Clearview AI, the controversial facial recognition company, will no longer sell its software to private companies. The company agreed to this provision as part of a larger settlement in a federal lawsuit filed by the American Civil Liberties Union in Illinois.

“This is real vindication of the ability of states to protect people from the worst forms of abusive corporate surveillance,” said Nathan Freed Wessler, the director of the ACLU’s Speech, Privacy, and Technology Project.

There are some caveats to Clearview’s settlement. The company will still be allowed to sell its facial recognition algorithms to private customers, albeit without the company’s enormous database of faces to go with it. Clearview won’t be allowed to sell to government agencies in Illinois for at least five years — but it will absolutely be able to in other parts of the country.

As part of the settlement, Clearview will also begin offering an opt-out form that Illinois residents can fill out to have their photos taken out of the company’s database. Clearview will make that option known by spending approximately $50,000 on marketing for the form.

Clearview has also agreed to stop its uncouth free trial program that the company has offered to police forces without their supervisors’ approval. Apparently this was happening often enough that the ACLU called it out as a necessary place for reform.

Algorithms for sale —

The most pressing win for general privacy in this settlement is Clearview’s agreement to stop selling to private companies. This won’t stop Clearview from selling its algorithms to any interested parties, but those algorithms aren’t Clearview’s selling point.

What’s really been pushing Clearview to the forefront of the facial recognition industry is that database, which is at this point comprised of approximately 20 billion images. Clearview scrapes every corner of the internet to find these photos; the company considers everything on the public internet fair game. That monstrous database is now unsalable to private entities.

Time to go federal —

Clearview’s facial recognition system is nothing short of scary accurate. That accuracy, combined with the company’s complete lack of respect for privacy boundaries, has put lawmakers on high alert.

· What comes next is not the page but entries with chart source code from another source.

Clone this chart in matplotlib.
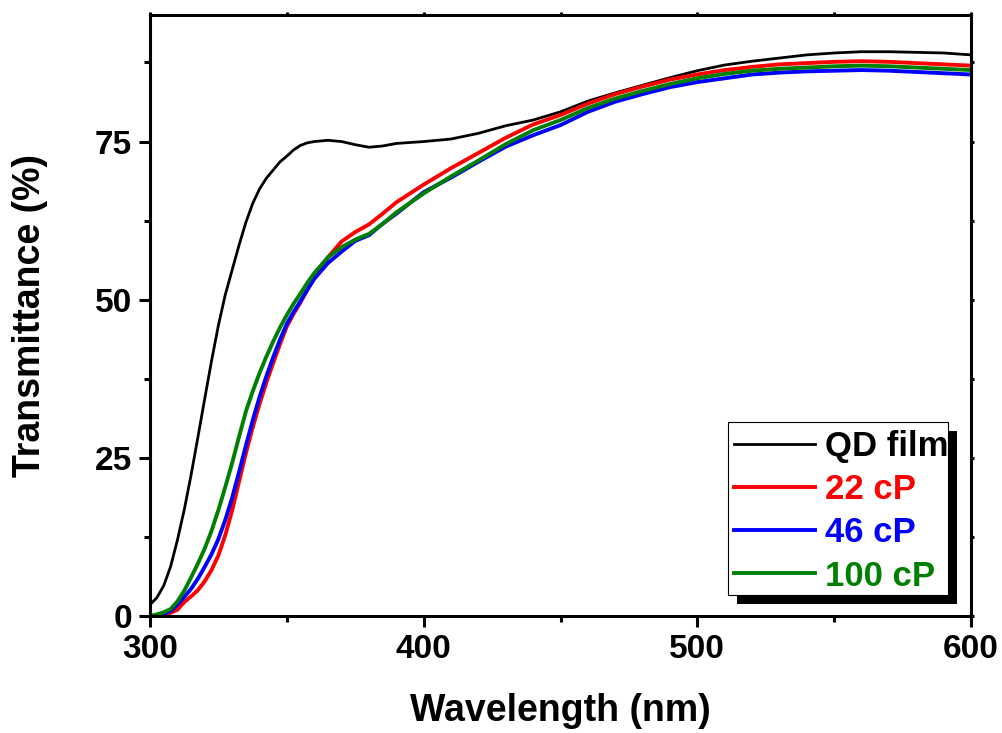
import numpy as np
import matplotlib
matplotlib.use('Agg')
import matplotlib.pyplot as plt
from matplotlib.patches import Rectangle
from matplotlib.ticker import MultipleLocator

plt.rcParams.update({
    'font.family': ['Liberation Sans', 'DejaVu Sans'],
    'font.weight': 'bold',
    'axes.linewidth': 2.2,
})

# transmittance spectra (%), sampled on a common wavelength grid (nm);
# denser in the absorption edge below 360 nm
wavelength = [300, 302.5, 305, 307.5, 310, 312.5, 315, 317.5, 320, 322.5, 325, 327.5,
              330, 332.5, 335, 337.5, 340, 342.5, 345, 347.5, 350, 352.5, 355, 357.5,
              360, 365, 370, 375, 380, 385, 390, 400, 410, 420, 430, 440, 450, 460,
              470, 480, 490, 500, 510, 520, 530, 540, 550, 560, 570, 580, 590, 600]

qd_film = [1.8, 2.9, 4.8, 7.8, 12.0, 16.8, 22.3, 28.3, 34.4, 40.4, 46.0, 50.8,
           54.7, 58.6, 62.2, 65.2, 67.5, 69.2, 70.5, 71.8, 72.7, 73.7, 74.4, 74.8,
           75.0, 75.2, 75.0, 74.5, 74.1, 74.3, 74.7, 75.0, 75.4, 76.3, 77.5, 78.4, 79.7, 81.4,
           82.7, 83.9, 85.1, 86.2, 87.1, 87.7, 88.2, 88.7, 89.0, 89.2, 89.2, 89.1, 89.0, 88.7]

cp22 = [0.0, 0.05, 0.2, 0.5, 1.0, 2.2, 3.1, 4.1, 5.5, 7.3, 9.6, 12.8,
        16.7, 21.2, 25.7, 29.8, 33.5, 36.9, 40.0, 43.0, 45.8, 47.8, 49.6, 51.6,
        53.4, 56.7, 59.2, 60.7, 61.9, 63.6, 65.4, 68.2, 70.8, 73.2, 75.6, 77.7, 79.2, 81.0,
        82.5, 83.7, 84.8, 85.6, 86.3, 86.8, 87.2, 87.4, 87.6, 87.7, 87.6, 87.4, 87.2, 87.0]

cp46 = [0.0, 0.1, 0.3, 0.8, 1.8, 3.0, 4.3, 5.9, 7.8, 9.8, 12.2, 15.2,
        18.7, 22.7, 26.9, 30.9, 34.6, 37.9, 40.9, 43.7, 46.2, 48.1, 49.8, 51.6,
        53.3, 55.8, 57.6, 59.3, 60.2, 62.0, 63.6, 67.0, 69.3, 71.8, 74.2, 76.0, 77.6, 79.7,
        81.3, 82.5, 83.6, 84.4, 85.0, 85.6, 85.9, 86.1, 86.2, 86.3, 86.2, 86.0, 85.8, 85.6]

cp100 = [0.0, 0.25, 0.6, 1.1, 2.3, 4.0, 6.1, 8.3, 10.7, 13.5, 16.8, 20.4,
         24.2, 28.3, 32.3, 35.5, 38.4, 41.0, 43.4, 45.6, 47.6, 49.4, 51.0, 52.7,
         54.2, 56.7, 58.3, 59.5, 60.4, 62.0, 63.8, 66.8, 69.5, 72.0, 74.6, 76.8, 78.4, 80.3,
         81.8, 83.0, 84.1, 85.0, 85.7, 86.2, 86.5, 86.7, 86.9, 87.0, 86.9, 86.7, 86.5, 86.3]

labels = ['QD film', '22 cP', '46 cP', '100 cP']
colors = ['#000000', '#FF0000', '#0000FF', '#008000']
widths = [2.0, 2.8, 2.8, 2.8]

fig = plt.figure(figsize=(10.03, 7.33), dpi=100)
ax = fig.add_axes([0.1496, 0.1596, 0.8185, 0.8199])

for series, label, color, lw in zip([qd_film, cp22, cp46, cp100], labels, colors, widths):
    ax.plot(wavelength, series, color=color, lw=lw, label=label)

ax.set_xlim(300, 600)
ax.set_ylim(0, 95)
ax.xaxis.set_major_locator(MultipleLocator(100))
ax.xaxis.set_minor_locator(MultipleLocator(50))
ax.yaxis.set_major_locator(MultipleLocator(25))
ax.yaxis.set_minor_locator(MultipleLocator(12.5))

ax.tick_params(which='major', direction='out', length=8, width=2.2, pad=5)
ax.tick_params(which='minor', direction='out', length=4.5, width=2.2)
ax.tick_params(which='both', top=True, right=True, labeltop=False, labelright=False)
for t in ax.xaxis.get_major_ticks() + ax.xaxis.get_minor_ticks():
    t.tick2line.set_markersize(2)
for t in ax.yaxis.get_major_ticks() + ax.yaxis.get_minor_ticks():
    t.tick2line.set_markersize(2)

for lab in ax.get_xticklabels() + ax.get_yticklabels():
    lab.set_fontsize(24)
    lab.set_fontweight('bold')

ax.set_xlabel('Wavelength (nm)', fontsize=27, fontweight='bold')
ax.set_ylabel('Transmittance (%)', fontsize=27, fontweight='bold')
ax.xaxis.set_label_coords(0.5, -0.128)
ax.yaxis.set_label_coords(-0.124, 0.5)

leg = ax.legend(loc='upper left', bbox_to_anchor=(0.711, 0.309), frameon=False,
                borderpad=0, borderaxespad=0, handlelength=2.33, handletextpad=0.3,
                labelspacing=0.29, prop={'weight': 'bold', 'size': 25},
                labelcolor='linecolor')
leg.set_zorder(6)

# boxed legend with a solid drop shadow
ax.add_patch(Rectangle((0.715, 0.020), 0.268, 0.288, transform=ax.transAxes,
                       facecolor='black', edgecolor='none', zorder=4, clip_on=False))
ax.add_patch(Rectangle((0.704, 0.035), 0.268, 0.288, transform=ax.transAxes,
                       facecolor='white', edgecolor='black', lw=0.8, zorder=5, clip_on=False))

fig.savefig('out.png', dpi=100, facecolor='white')
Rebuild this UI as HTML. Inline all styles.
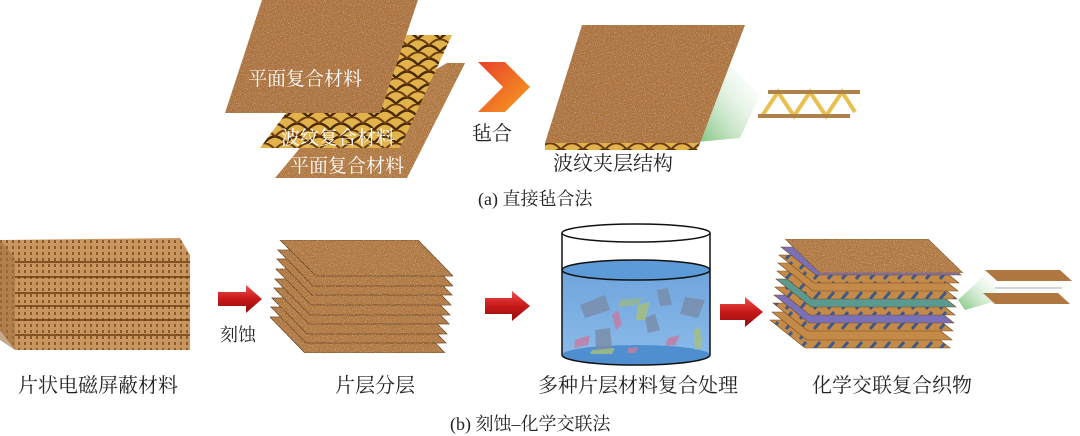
<!DOCTYPE html>
<html><head><meta charset="utf-8"><style>
html,body{margin:0;padding:0;background:#fff;width:1080px;height:436px;overflow:hidden}
svg{display:block}
text{font-family:"Liberation Serif","Noto Serif CJK SC","Noto Sans CJK SC",serif;}
</style></head><body>
<svg width="1080" height="436" viewBox="0 0 1080 436" xmlns="http://www.w3.org/2000/svg">
<defs>
<filter id="nz" x="0" y="0" width="100%" height="100%">
<feTurbulence type="fractalNoise" baseFrequency="0.9" numOctaves="2" seed="3" result="t"/>
<feColorMatrix in="t" type="matrix" values="0 0 0 0 0.95  0 0 0 0 0.8  0 0 0 0 0.6  0 0 0 1.0 -0.5" result="s"/>
<feComposite in="s" in2="SourceGraphic" operator="in" result="c"/>
<feMerge><feMergeNode in="SourceGraphic"/><feMergeNode in="c"/></feMerge>
</filter>
<pattern id="scale" width="22" height="13" patternUnits="userSpaceOnUse">
<rect width="22" height="13" fill="#e2b34a"/>
<path d="M0 13 Q11 0 22 13" fill="none" stroke="#4a2a0a" stroke-width="2.5"/>
<path d="M-11 6.5 Q0 -6 11 6.5 M11 6.5 Q22 -6 33 6.5" fill="none" stroke="#6b3c10" stroke-width="2"/>
</pattern>
<pattern id="grid" width="6" height="6" patternUnits="userSpaceOnUse">
<rect width="6" height="6" fill="#c99660"/>
<rect x="0" y="0" width="2" height="3" fill="#8c5a2a"/>
</pattern>
<pattern id="hatch" width="14" height="10" patternUnits="userSpaceOnUse">
<rect width="14" height="10" fill="#c48a48"/>
<path d="M2 9 L8 2" stroke="#3d5a8a" stroke-width="3"/>
</pattern>
<linearGradient id="chev" x1="0" y1="0" x2="1" y2="1"><stop offset="0" stop-color="#e8402a"/><stop offset="1" stop-color="#f7a020"/></linearGradient>
<linearGradient id="red" x1="0" y1="0" x2="0" y2="1"><stop offset="0" stop-color="#f05050"/><stop offset="0.5" stop-color="#c81818"/><stop offset="1" stop-color="#901010"/></linearGradient>
<linearGradient id="cone" x1="0" y1="1" x2="1" y2="0"><stop offset="0" stop-color="#7cc27a"/><stop offset="1" stop-color="#fff" stop-opacity="0"/></linearGradient>
<linearGradient id="water" x1="0" y1="0" x2="0" y2="1"><stop offset="0" stop-color="#6fa4dc"/><stop offset="1" stop-color="#8cbcea"/></linearGradient>
</defs>

<!-- (a) -->
<g filter="url(#nz)">
<polygon points="447,63 465,63 407,178 275,178 300,148" fill="#b07840"/>
</g>
<polygon points="402,35 452,35 400,148 260,148 292,105" fill="url(#scale)"/>
<g filter="url(#nz)">
<polygon points="447,63 465,63 418,156 395,156" fill="#b07840"/>
<polygon points="262,0 418,0 380,113 225,113" fill="#ab723e"/>
</g>
<text x="248" y="85" font-size="19" fill="#fff">平面复合材料</text>
<text x="281" y="144" font-size="19" fill="#fff">波纹复合材料</text>
<text x="290" y="172" font-size="19" fill="#fff">平面复合材料</text>

<polygon points="478,62 505,62 530,87 505,112 478,112 503,87" fill="url(#chev)"/>
<text x="472" y="140" font-size="20" fill="#222">毡合</text>

<polygon points="697,142 725,60 760,95 740,138" fill="url(#cone)"/>
<polygon points="545,143 700,143 697,150 545,150" fill="url(#scale)"/>
<g filter="url(#nz)"><polygon points="582,25 745,25 700,143 545,143" fill="#ab723e"/></g>
<g stroke="#e8c050" stroke-width="4" fill="none">
<path d="M762 116 L778 92 L794 116 L810 92 L826 116 L842 92 L855 112"/>
</g>
<rect x="768" y="90" width="92" height="4" fill="#b0804a"/>
<rect x="758" y="114" width="92" height="4" fill="#b0804a"/>
<text x="553" y="170" font-size="20" fill="#222">波纹夹层结构</text>
<text x="478" y="205" font-size="18" fill="#222">(a) 直接毡合法</text>

<!-- (b) -->
<polygon points="0,240 180,238 190,255 190,350 15,350 0,330" fill="url(#grid)"/>
<g stroke="#6a3a10" stroke-width="1.5">
<line x1="15" y1="277" x2="190" y2="277"/><line x1="15" y1="293" x2="190" y2="293"/>
<line x1="15" y1="306" x2="190" y2="306"/><line x1="15" y1="320" x2="190" y2="320"/>
<line x1="15" y1="335" x2="190" y2="335"/><line x1="15" y1="262" x2="190" y2="262"/>
</g>
<polygon points="0,240 15,258 15,350 0,340" fill="#a07040" opacity="0.6"/>

<path d="M218 292 L246 292 L246 285 L262 299 L246 313 L246 306 L218 306Z" fill="url(#red)"/>
<text x="220" y="341" font-size="18" fill="#222">刻蚀</text>

<g filter="url(#nz)" stroke="#6a4018" stroke-width="0.8">
<polygon points="270,317 410,317 445,353 305,353" fill="#b07840"/>
<polygon points="271,307 411,307 446,343 306,343" fill="#b07840"/>
<polygon points="272,298 412,298 447,334 307,334" fill="#b07840"/>
<polygon points="274,288 414,288 449,324 309,324" fill="#b07840"/>
<polygon points="275,279 415,279 450,315 310,315" fill="#b07840"/>
<polygon points="276,269 416,269 451,305 311,305" fill="#b07840"/>
<polygon points="277,259 417,259 452,295 312,295" fill="#b07840"/>
<polygon points="278,250 418,250 453,286 313,286" fill="#b07840"/>
<polygon points="280,240 418,240 453,276 316,276" fill="#b07840"/>
</g>

<path d="M485 298 L512 298 L512 291 L530 306 L512 321 L512 314 L485 314Z" fill="url(#red)"/>

<!-- beaker -->
<path d="M562 270 L562 355 A74 10 0 0 0 710 355 L710 270Z" fill="url(#water)"/>
<ellipse cx="636" cy="355" rx="74" ry="10" fill="#4f8fd0"/>
<ellipse cx="636" cy="270" rx="74" ry="10" fill="#5c9ad8" stroke="#111" stroke-width="1.5"/>
<g opacity="0.8">
<polygon points="580,305 605,295 610,310 585,318" fill="#7a8ca8"/>
<polygon points="620,300 642,298 638,305 618,307" fill="#9ab88a"/>
<polygon points="657,290 668,288 672,305 660,306" fill="#7a8ca8"/>
<polygon points="685,297 705,300 698,318 680,314" fill="#7a8ca8"/>
<polygon points="612,315 618,310 622,325 616,330" fill="#c87aa0"/>
<polygon points="638,305 650,302 645,320 636,320" fill="#a8c078"/>
<polygon points="645,318 655,314 660,330 648,333" fill="#7a8ca8"/>
<polygon points="575,340 590,335 588,345 574,348" fill="#c87aa0"/>
<polygon points="595,330 610,328 612,348 596,350" fill="#7a8ca8"/>
<polygon points="592,350 615,348 612,354 590,354" fill="#a8c078"/>
<polygon points="668,338 680,335 675,345 665,346" fill="#c87aa0"/>
<polygon points="694,330 700,327 702,348 695,350" fill="#a8c078"/>
<polygon points="628,348 638,347 636,353 627,353" fill="#c87aa0"/>
</g>
<path d="M562 233 L562 355 A74 10 0 0 0 710 355 L710 233" fill="none" stroke="#111" stroke-width="1.5"/>
<ellipse cx="636" cy="233" rx="74" ry="9" fill="none" stroke="#111" stroke-width="1.5"/>

<path d="M720 304 L745 304 L745 297 L763 312 L745 327 L745 320 L720 320Z" fill="url(#red)"/>

<!-- stack 4 -->
<g stroke="#7a4a20" stroke-width="0.6">
<polygon points="770,320 915,320 950,348 805,348" fill="url(#hatch)"/>
<polygon points="772,312 917,312 952,340 807,340" fill="#c48a48"/>
<polygon points="773,303 918,303 953,331 808,331" fill="url(#hatch)"/>
<polygon points="774,295 919,295 954,323 809,323" fill="#7a70b8"/>
<polygon points="775,287 920,287 955,315 810,315" fill="url(#hatch)"/>
<polygon points="776,279 921,279 956,307 811,307" fill="#5a9a90"/>
<polygon points="777,271 922,271 957,299 812,299" fill="url(#hatch)"/>
<polygon points="778,263 923,263 958,291 813,291" fill="#c48a48"/>
<polygon points="779,255 924,255 959,283 814,283" fill="url(#hatch)"/>
<polygon points="781,247 926,247 961,275 816,275" fill="#7a70b8"/>
</g>
<g filter="url(#nz)"><polygon points="785,239 928,239 963,273 820,273" fill="#b07840" stroke="#7a4a20" stroke-width="0.6"/></g>
<polygon points="958,300 990,270 1000,300 965,310" fill="url(#cone)"/>
<polygon points="985,270 1060,270 1072,281 997,281" fill="#b07840"/>
<polygon points="983,293 1058,293 1070,304 995,304" fill="#b07840"/>
<line x1="995" y1="288" x2="1062" y2="288" stroke="#aab" stroke-width="1"/>

<text x="18" y="392" font-size="20" fill="#222">片状电磁屏蔽材料</text>
<text x="335" y="392" font-size="20" fill="#222">片层分层</text>
<text x="538" y="392" font-size="20" fill="#222">多种片层材料复合处理</text>
<text x="812" y="392" font-size="20" fill="#222">化学交联复合织物</text>
<text x="450" y="430" font-size="18" fill="#222">(b) 刻蚀–化学交联法</text>
</svg>
</body></html>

The only reason this lawsuit managed to get anything done is because of Illinois’s Biometric Information Privacy Act, which protects residents from data harvesting. Illinois is an outlier in this case. No other state has legislation that comes even close to these protections. No federal laws exist to govern companies like Clearview, either.

Clearview’s unchecked expansion over the last few years points to this much larger issue: The federal government is not regulating software that uses facial recognition or other biometric data. Until it does, public agencies will continue to buy Clearview’s terrifying software, and private companies will continue to purchase databases from other software firms.